Challenger CEO resigns as group reports annual loss

Challenger Financial Services Group Ltd chief executive Mike Tilley surprised the market today by resigning less than a year after his contract was extended until 2011, as the group reported an annual loss.

Mr Tilley, who became chief executive in 2004, will get a $1.75 million termination payment and be replaced by deputy managing director Dominic Stevens from September 1.

The departure, which Challenger said was based on a “mutual decision” between Mr Tilley and the board, follows resignations in the past month of Babcock & Brown Ltd and National Australia Bank Ltd heads, Phil Green and John Stewart.

Like Mr Tilley, they led companies hurt by a global liquidity squeeze, which began to shake world credit and equity markets in August last year.

Challenger has been one of Australia’s worst hit stocks, as falling sharemarkets and attractive cash rates reduced income at its funds management division and an aversion to debt spooked investors in its listed satellite funds.

The Packer family-backed investment group reported a net loss for 2007/08 of $44.2 million, lower than its forecast for a $20 million profit and compared with a net profit of $255 million the previous year.

The poor result reflected a fall in the value of Challenger’s investments in its underperforming property and infrastructure funds, which are still trading at considerable discounts to their net tangible asset values, despite selling assets to reduce gearing.

Challenger’s normalised net profit, which stripped out the mark-to-market losses from the funds and other significant items, was $217.9 million, up 19.7 per cent from the previous year and was slightly above market forecasts.

Shares in the Sydney-based group added 16 cents, or 7.1 per cent, to $2.41 but are still down 63 per cent from their 2007 high of $6.58.

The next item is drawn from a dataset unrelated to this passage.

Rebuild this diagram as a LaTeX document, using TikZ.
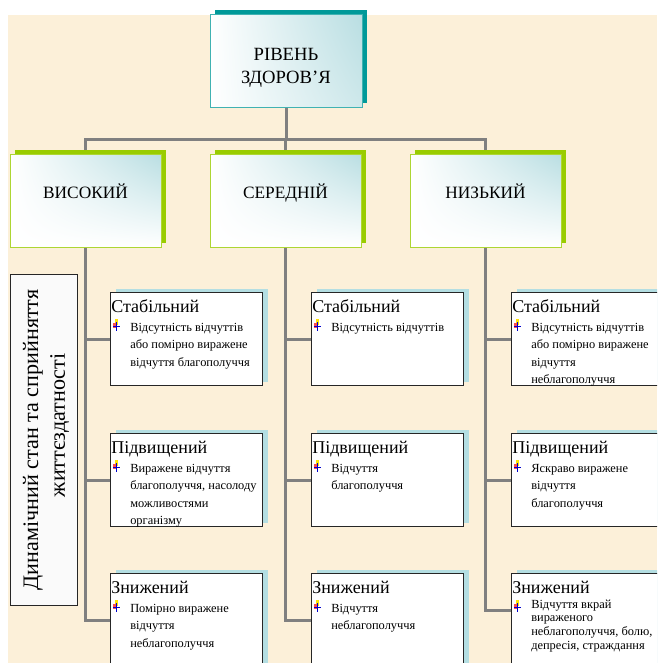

Challenger’s board knew Mr Tilley was never going to stay “long, long term” when it hired him, chairman Mr Peter Polson told journalists.

But the group extended Mr Tilley’s contract last October to 2011 to ensure it would be positioned to “get the settings right and provide continuity” during a difficult period.

Asked if anything had changed since Mr Tilley’s contract was renewed in October, Mr Polson said the worst of the credit crisis may have passed and that Mr Tilley had put the business in a strong position.

At June 30, the group had $241 million in available cash and access to an undrawn $350 million debt facility.

Much to the chagrin of journalists, the often elusive Mr Tilley chose not to face the press today.

Mr Tilley said in a statement that he had fulfilled “a key set of objectives” at Challenger and that the company was in “strong shape” with “many exciting opportunities”.

He is also understood to have told analysts that his family was happy that he was standing down.

Mr Stevens said 2008 may be considered as the toughest year for financial services firms in a generation.

“It will always be difficult to pick the bottom, however, probably the majority of this negativity may have been priced-in,” he said.

“We remain confident in our pursuit of generating double-digit earnings per share growth in the long term.”

Profits at the group’s mortgage management division rose 11 per cent as a strong performance from its broker aggregation platform offset tough conditions in securitisation markets.

Mr Stevens said those markets were showing early signs of recovery

Net income at the asset management division rose 23 per cent reflecting strong sales of annuities and higher interest rates, while funds management profits dipped 23 per cent.

Challenger declared a final dividend of 7.5 cents, brining the full-year payment to 12.5 cents, in line with the previous year.